Lombardi’s role has been filled by the tandem of Luc Robitaille (president) and Rob Blake (VP and general manager).

Their first job will be to find Sutter’s replacement.

Based on multiple reports, the primary goal is to get the team playing faster. There’s been a huge emphasis on speed — specifically, the Kings’ lack of it — and while that’ll be partly addressed with personnel addition/subtractions from Blake and Robitaille, part of it will also be addressed with systems, philosophy and a new style of play.

Sutter was a proponent of hard, heavy hockey that relied on big, physical forwards and a strong forecheck. He had tremendous success with it but, as the rest of the league trended towards skill and speed, the Kings failed to adapt.

The result was an anemic offense this past season, one that finished 25th in the NHL with 2.43 goals per game.

So with that in mind, who might be on the coaching shortlist? Some ideas:

John Stevens

On paper, Stevens ticks a lot of boxes. He’s got extensive experience, having served as a head coach in Philly and an assistant in L.A. for the last seven seasons. That’s a tremendous amount of familiarity with the Kings organization, an organization that might not want to lose him. Stevens has been in demand over the last few summers, and has reportedly been in the running for a few head coaching jobs, including the Carolina gig that eventually went to Bill Peters.

Of course, the 50-year-old’s familiarity with the Kings might be why he won’t get the job. The club had a massive shakeup yesterday, and it’s safe to assume Blake and Robitaille will want to go in a different direction from Sutter. Hiring his longtime assistant doesn’t exactly accomplish that.

Mike Stothers

Stothers is another nod to familiarity, albeit in a different fashion than Stevens. Stothers has been the head coach of L.A.’s AHL affiliate for the last three years and enjoyed tremendous success, winning the Calder Cup in 2015 while sending a number of minor-leaguers to the bigs. This year alone, Adrian Kempe, Paul LaDue and Johnny Brodzinski all made their NHL debuts.
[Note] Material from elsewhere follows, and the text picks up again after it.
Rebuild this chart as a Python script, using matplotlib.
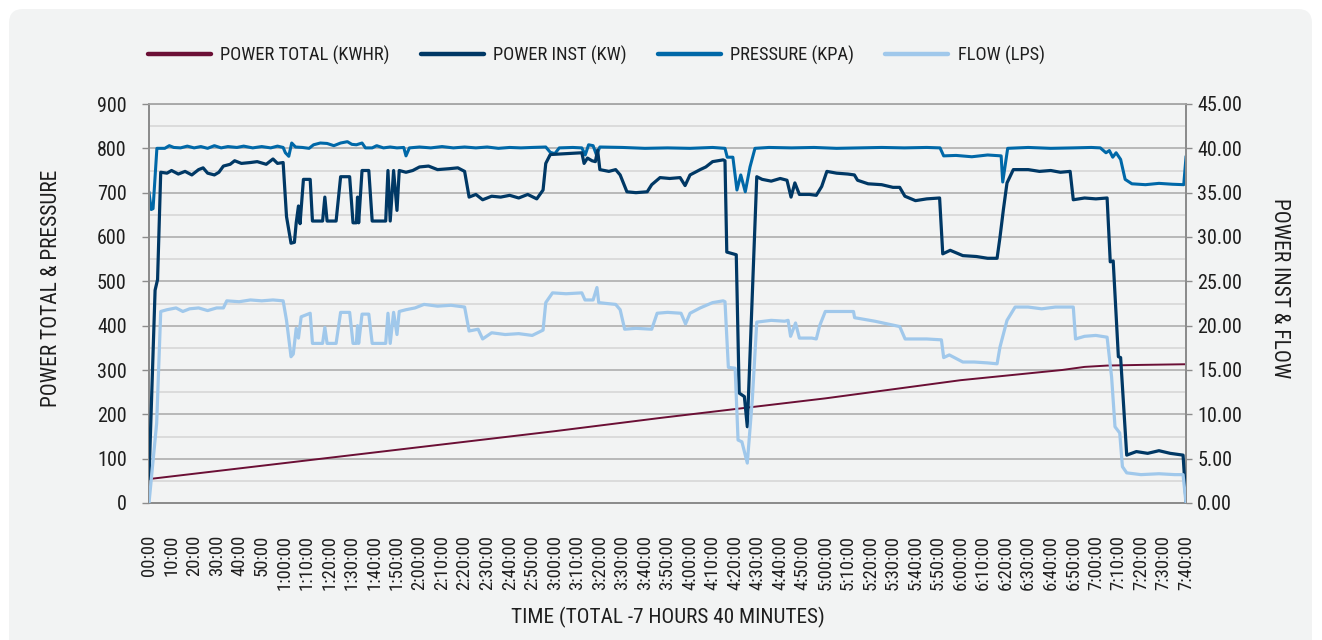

Stothers is an interesting candidate because, as Sutter stressed last summer, some of the Kings’ young prospects need to make an impact at the NHL level. Who better to integrate the kids than the guy that’s coached them for the last few years?

Tony Granato

Yes, Granato only recently left the NHL for his dream job at the University of Wisconsin and yes, he was named a finalist for national coach of the year. So it would seemingly take an awful lot to leave the Badgers (of note, he inked a five-year, $2.75 million contract with UW.)

With that said…

Granato, at least in terms of the aforementioned checkbox, makes sense for the Kings. He’s got a wealth of NHL experience, serving as the head man in Colorado with lengthy assistant stints in Detroit and Pittsburgh. He’s also got deep ties to both Blake and Robitaille, having played together in L.A. (the three all went to the ’93 Stanley Cup Final together).

Granato was on hand at Blake’s jersey retirement ceremony, and both he and Robitaille — along with Barry Melrose — were honored on the same Legends Night back in ’14.

Others…

ESPN’s Scott Burnside floated the idea of Caps assistant Todd Reirden, which makes sense. He’s been described as a head coach in the making… Gerard Gallant’s name has come up though, to be fair, his name has been attached to almost every coaching vacancy since his dismissal from Florida last year… Dallas is believed to already have a shortlist to replace Lindy Ruff, consisting of Gallant, Ken Hitchcock and recently dismissed Canucks bench boss Willie Desjardins. Per TSN, Stars GM Jim Nill wants to make a decision quickly, meaning the two leftover candidates could be courted by the Kings.